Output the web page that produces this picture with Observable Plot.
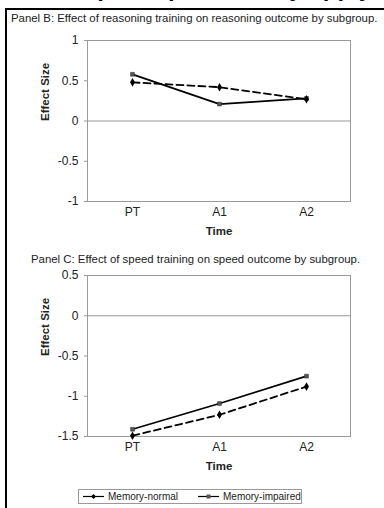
<!DOCTYPE html>
<html>
<head>
<meta charset="utf-8">
<script src="https://cdn.jsdelivr.net/npm/d3@7"></script>
<script src="https://cdn.jsdelivr.net/npm/@observablehq/plot@0.6"></script>
<style>
  html, body { margin:0; padding:0; background:#fff; }
  body { width:384px; height:508px; position:relative; overflow:hidden; font-family: Arial, "Liberation Sans", Helvetica, sans-serif; color:#222; }
  .abs { position:absolute; white-space:nowrap; }
  #frame { position:absolute; left:5px; top:8px; width:420px; height:520px; border-left:2px solid #000; border-top:2px solid #000; }
  .ptitle { font-size:11.4px; }
  #topcut { font-size:24px; font-weight:bold; line-height:24px; color:#000; top:-24px; left:40px; }
  #legend { position:absolute; left:78px; top:489px; width:222px; height:13px; border:1px solid #999; font-size:10px; }
  #legend svg { position:absolute; top:0; }
  #legend span { position:absolute; top:0px; line-height:13px; white-space:nowrap; }
</style>
</head>
<body>
<div id="topcut" class="abs">Group comparisons by applying training</div>
<div id="frame"></div>
<div class="abs ptitle" style="left:11px; top:12px;">Panel B: Effect of reasoning training on reasoning outcome by subgroup.</div>
<div id="panelB" class="abs" style="left:0; top:30px;"></div>
<div class="abs ptitle" style="left:31px; top:253px;">Panel C: Effect of speed training on speed outcome by subgroup.</div>
<div id="panelC" class="abs" style="left:0; top:265px;"></div>
<div id="legend"></div>
<script>
const times = ["PT", "A1", "A2"];
const groups = ["Memory-normal", "Memory-impaired"];
const reasoningNormal = [0.48, 0.42, 0.27];
const reasoningImpaired = [0.58, 0.21, 0.28];
const speedNormal = [-1.49, -1.23, -0.88];
const speedImpaired = [-1.41, -1.09, -0.75];
const yTicksB = [-1, -0.5, 0, 0.5, 1];
const yTicksC = [-1.5, -1, -0.5, 0, 0.5];
const yLabel = "Effect Size";
const xLabel = "Time";

const FONT = 'Arial, "Liberation Sans", Helvetica, sans-serif';

function panel(normal, impaired, domain, ticks) {
  const rows = times.flatMap((t, i) => [
    {time: t, group: groups[0], v: normal[i]},
    {time: t, group: groups[1], v: impaired[i]}
  ]);
  const nRows = rows.filter(d => d.group === groups[0]);
  const iRows = rows.filter(d => d.group === groups[1]);
  return Plot.plot({
    width: 384, height: 211,
    marginLeft: 87, marginRight: 34, marginTop: 10, marginBottom: 40,
    style: {fontFamily: FONT, fontSize: "12px", color: "#222", background: "transparent", overflow: "visible"},
    x: {type: "point", domain: times, padding: 0.5},
    y: {domain, ticks},
    marks: [
      Plot.frame({stroke: "#999", strokeWidth: 1}),
      Plot.ruleY([0], {stroke: "#999", strokeWidth: 1}),
      Plot.axisY({ticks, tickSize: 3, tickPadding: 6, tickFormat: d => String(d), stroke: "#999", fill: "#222", label: null, fontSize: 12}),
      Plot.axisX({tickSize: 0, tickPadding: 6, label: null, fill: "#222", fontSize: 12}),
      Plot.line(iRows, {x: "time", y: "v", stroke: "#000", strokeWidth: 1.8}),
      Plot.line(nRows, {x: "time", y: "v", stroke: "#000", strokeWidth: 1.8, strokeDasharray: "7,4"}),
      Plot.dot(iRows, {x: "time", y: "v", symbol: "square", r: 2.2, fill: "#555", stroke: "#333", strokeWidth: 0.5}),
      Plot.dot(nRows, {x: "time", y: "v", symbol: "diamond", r: 2.6, fill: "#000"}),
      Plot.text([xLabel], {text: d => d, frameAnchor: "bottom", dy: 33, fontWeight: "bold", fontSize: 11.5, fill: "#222"}),
      Plot.text([yLabel], {text: d => d, frameAnchor: "left", dx: -42, rotate: -90, fontWeight: "bold", fontSize: 11.5, fill: "#222"})
    ]
  });
}

document.getElementById("panelB").appendChild(panel(reasoningNormal, reasoningImpaired, [-1, 1], yTicksB));
document.getElementById("panelC").appendChild(panel(speedNormal, speedImpaired, [-1.5, 0.5], yTicksC));

// legend
const lg = document.getElementById("legend");
const items = [
  {label: groups[0], x: 4, tx: 29, sym: "diamond"},
  {label: groups[1], x: 119, tx: 144, sym: "square"}
];
for (const it of items) {
  const s = d3.create("svg").attr("width", 22).attr("height", 13).style("left", it.x + "px");
  s.append("line").attr("x1", 0).attr("x2", 21).attr("y1", 6.5).attr("y2", 6.5).attr("stroke", "#000").attr("stroke-width", 1.2);
  if (it.sym === "diamond") s.append("path").attr("d", "M10.5,4 L13,6.5 L10.5,9 L8,6.5Z").attr("fill", "#000");
  else s.append("rect").attr("x", 8.5).attr("y", 4.5).attr("width", 4).attr("height", 4).attr("fill", "#555");
  lg.appendChild(s.node());
  const sp = document.createElement("span");
  sp.style.left = it.tx + "px";
  sp.textContent = it.label;
  lg.appendChild(sp);
}
</script>
</body>
</html>
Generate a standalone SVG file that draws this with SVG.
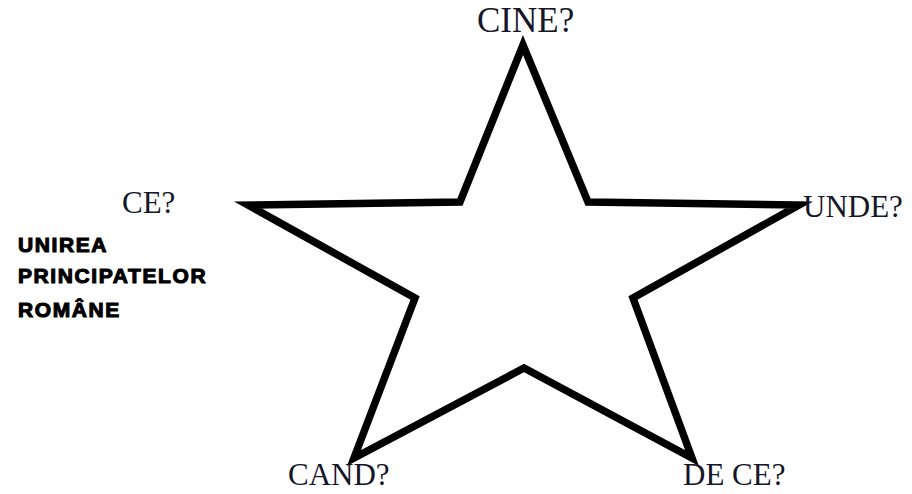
<svg xmlns="http://www.w3.org/2000/svg" width="912" height="494" viewBox="0 0 912 494">
<style>
.q{font-family:"Liberation Serif","Times New Roman",serif;font-size:31px;fill:#16162a}
.t{font-family:"Liberation Sans",Arial,sans-serif;font-weight:bold;font-size:21px;fill:#000;stroke:#000;stroke-width:1.1;letter-spacing:1.6px}
</style>
<rect width="912" height="494" fill="#fff"/>
<g id="star">
<path d="M523,45 L588,202 L799,205 L633,298 L692,458 L524,368 L354,458 L415,298 L248,205 L460,202 Z" fill="none" stroke="#000" stroke-width="7.5" stroke-linejoin="miter"/>
</g>
<g id="labels">
<text class="q" x="477" y="32" style="font-size:35px">CINE?</text>
<text class="q" x="122" y="213">CE?</text>
<text class="q" x="803" y="217">UNDE?</text>
<text class="q" x="288" y="485">CAND?</text>
<text class="q" x="683" y="485">DE CE?</text>
</g>
<g id="title">
<text class="t" x="18" y="252">UNIREA</text>
<text class="t" x="18" y="283">PRINCIPATELOR</text>
<text class="t" x="18" y="317">ROMÂNE</text>
</g>
</svg>
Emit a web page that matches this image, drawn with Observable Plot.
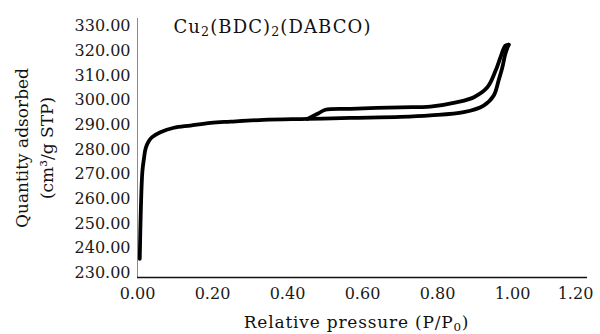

* _What you need to do_:
List the lines of the material in which the word "this" occurs.

* _Correct output_:
Output the web page that produces this picture with Observable Plot.
Generate a standalone SVG file that draws this with SVG.
Emit a web page that matches this image, drawn with Observable Plot.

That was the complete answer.